# [INFORMATION SHOWN]
(begin)

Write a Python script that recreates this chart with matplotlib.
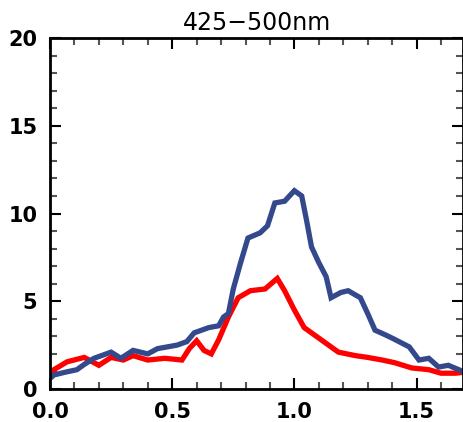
import matplotlib
matplotlib.use("Agg")
import matplotlib.pyplot as plt
from matplotlib.ticker import MultipleLocator

plt.rcParams["font.family"] = ["DejaVu Sans"]

# 蓝线
x_blue = [0.0, 0.016, 0.06, 0.11, 0.14, 0.18, 0.25, 0.29, 0.34, 0.40, 0.44,
          0.52, 0.56, 0.59, 0.62, 0.65, 0.69, 0.71, 0.73, 0.75, 0.78, 0.81,
          0.86, 0.89, 0.92, 0.96, 1.0, 1.03, 1.05, 1.07, 1.10, 1.13, 1.15,
          1.19, 1.22, 1.27, 1.30, 1.33, 1.37, 1.40, 1.47, 1.51, 1.55, 1.59,
          1.63, 1.69]
y_blue = [0.6, 0.8, 0.95, 1.1, 1.4, 1.75, 2.1, 1.75, 2.2, 2.0, 2.3,
          2.5, 2.7, 3.2, 3.35, 3.5, 3.6, 4.1, 4.3, 5.7, 7.2, 8.6,
          8.9, 9.3, 10.6, 10.7, 11.3, 11.0, 9.6, 8.1, 7.2, 6.4, 5.2,
          5.5, 5.6, 5.2, 4.3, 3.35, 3.1, 2.9, 2.4, 1.65, 1.75, 1.25,
          1.35, 1.0]

# 红线
x_red = [0.0, 0.016, 0.07, 0.14, 0.2, 0.25, 0.3, 0.34, 0.4, 0.47, 0.54,
         0.57, 0.6, 0.63, 0.66, 0.69, 0.73, 0.77, 0.82, 0.88, 0.93, 0.96,
         1.0, 1.04, 1.07, 1.1, 1.13, 1.18, 1.25, 1.3, 1.36, 1.41, 1.48,
         1.55, 1.6, 1.66, 1.69]
y_red = [0.9, 1.1, 1.55, 1.8, 1.35, 1.8, 1.65, 1.9, 1.65, 1.75, 1.65,
         2.3, 2.75, 2.2, 2.0, 2.8, 4.1, 5.2, 5.6, 5.7, 6.3, 5.6,
         4.5, 3.5, 3.2, 2.9, 2.6, 2.1, 1.9, 1.8, 1.65, 1.5, 1.2,
         1.1, 0.9, 0.9, 0.95]

fig = plt.figure(figsize=(4.63, 4.22), dpi=100)
ax = fig.add_axes([50 / 463, 33 / 422, 413 / 463, 351 / 422])

ax.plot(x_red, y_red, color="#ff0000", lw=3.8, solid_joinstyle="miter")
ax.plot(x_blue, y_blue, color="#34498c", lw=3.8, solid_joinstyle="miter")

ax.set_xlim(0, 1.69)
ax.set_ylim(0, 20)
ax.xaxis.set_major_locator(MultipleLocator(0.5))
ax.xaxis.set_minor_locator(MultipleLocator(0.1))
ax.yaxis.set_major_locator(MultipleLocator(5))
ax.yaxis.set_minor_locator(MultipleLocator(1))
ax.xaxis.set_major_formatter(lambda v, p: f"{v:.1f}")
ax.tick_params(which="both", direction="in", top=True, right=True,
               labelsize=15, width=1.5)
ax.tick_params(which="major", length=8, pad=9)
ax.tick_params(which="minor", length=5, color="#555555")
for lab in ax.get_xticklabels() + ax.get_yticklabels():
    lab.set_fontweight("bold")
for s in ax.spines.values():
    s.set_linewidth(2)

ax.set_title("425\u2212500nm", fontsize=17, pad=6)

plt.savefig("out.png", dpi=100)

(end)

# [STATED TASK]
Your task is to reproduce all of the material exactly. The pictures stay out.

# [COMPLETED EXERCISE]
Write a Python script that recreates this chart with matplotlib.
import matplotlib
matplotlib.use("Agg")
import matplotlib.pyplot as plt
from matplotlib.ticker import MultipleLocator

plt.rcParams["font.family"] = ["DejaVu Sans"]

# 蓝线
x_blue = [0.0, 0.016, 0.06, 0.11, 0.14, 0.18, 0.25, 0.29, 0.34, 0.40, 0.44,
          0.52, 0.56, 0.59, 0.62, 0.65, 0.69, 0.71, 0.73, 0.75, 0.78, 0.81,
          0.86, 0.89, 0.92, 0.96, 1.0, 1.03, 1.05, 1.07, 1.10, 1.13, 1.15,
          1.19, 1.22, 1.27, 1.30, 1.33, 1.37, 1.40, 1.47, 1.51, 1.55, 1.59,
          1.63, 1.69]
y_blue = [0.6, 0.8, 0.95, 1.1, 1.4, 1.75, 2.1, 1.75, 2.2, 2.0, 2.3,
          2.5, 2.7, 3.2, 3.35, 3.5, 3.6, 4.1, 4.3, 5.7, 7.2, 8.6,
          8.9, 9.3, 10.6, 10.7, 11.3, 11.0, 9.6, 8.1, 7.2, 6.4, 5.2,
          5.5, 5.6, 5.2, 4.3, 3.35, 3.1, 2.9, 2.4, 1.65, 1.75, 1.25,
          1.35, 1.0]

# 红线
x_red = [0.0, 0.016, 0.07, 0.14, 0.2, 0.25, 0.3, 0.34, 0.4, 0.47, 0.54,
         0.57, 0.6, 0.63, 0.66, 0.69, 0.73, 0.77, 0.82, 0.88, 0.93, 0.96,
         1.0, 1.04, 1.07, 1.1, 1.13, 1.18, 1.25, 1.3, 1.36, 1.41, 1.48,
         1.55, 1.6, 1.66, 1.69]
y_red = [0.9, 1.1, 1.55, 1.8, 1.35, 1.8, 1.65, 1.9, 1.65, 1.75, 1.65,
         2.3, 2.75, 2.2, 2.0, 2.8, 4.1, 5.2, 5.6, 5.7, 6.3, 5.6,
         4.5, 3.5, 3.2, 2.9, 2.6, 2.1, 1.9, 1.8, 1.65, 1.5, 1.2,
         1.1, 0.9, 0.9, 0.95]

fig = plt.figure(figsize=(4.63, 4.22), dpi=100)
ax = fig.add_axes([50 / 463, 33 / 422, 413 / 463, 351 / 422])

ax.plot(x_red, y_red, color="#ff0000", lw=3.8, solid_joinstyle="miter")
ax.plot(x_blue, y_blue, color="#34498c", lw=3.8, solid_joinstyle="miter")

ax.set_xlim(0, 1.69)
ax.set_ylim(0, 20)
ax.xaxis.set_major_locator(MultipleLocator(0.5))
ax.xaxis.set_minor_locator(MultipleLocator(0.1))
ax.yaxis.set_major_locator(MultipleLocator(5))
ax.yaxis.set_minor_locator(MultipleLocator(1))
ax.xaxis.set_major_formatter(lambda v, p: f"{v:.1f}")
ax.tick_params(which="both", direction="in", top=True, right=True,
               labelsize=15, width=1.5)
ax.tick_params(which="major", length=8, pad=9)
ax.tick_params(which="minor", length=5, color="#555555")
for lab in ax.get_xticklabels() + ax.get_yticklabels():
    lab.set_fontweight("bold")
for s in ax.spines.values():
    s.set_linewidth(2)

ax.set_title("425\u2212500nm", fontsize=17, pad=6)

plt.savefig("out.png", dpi=100)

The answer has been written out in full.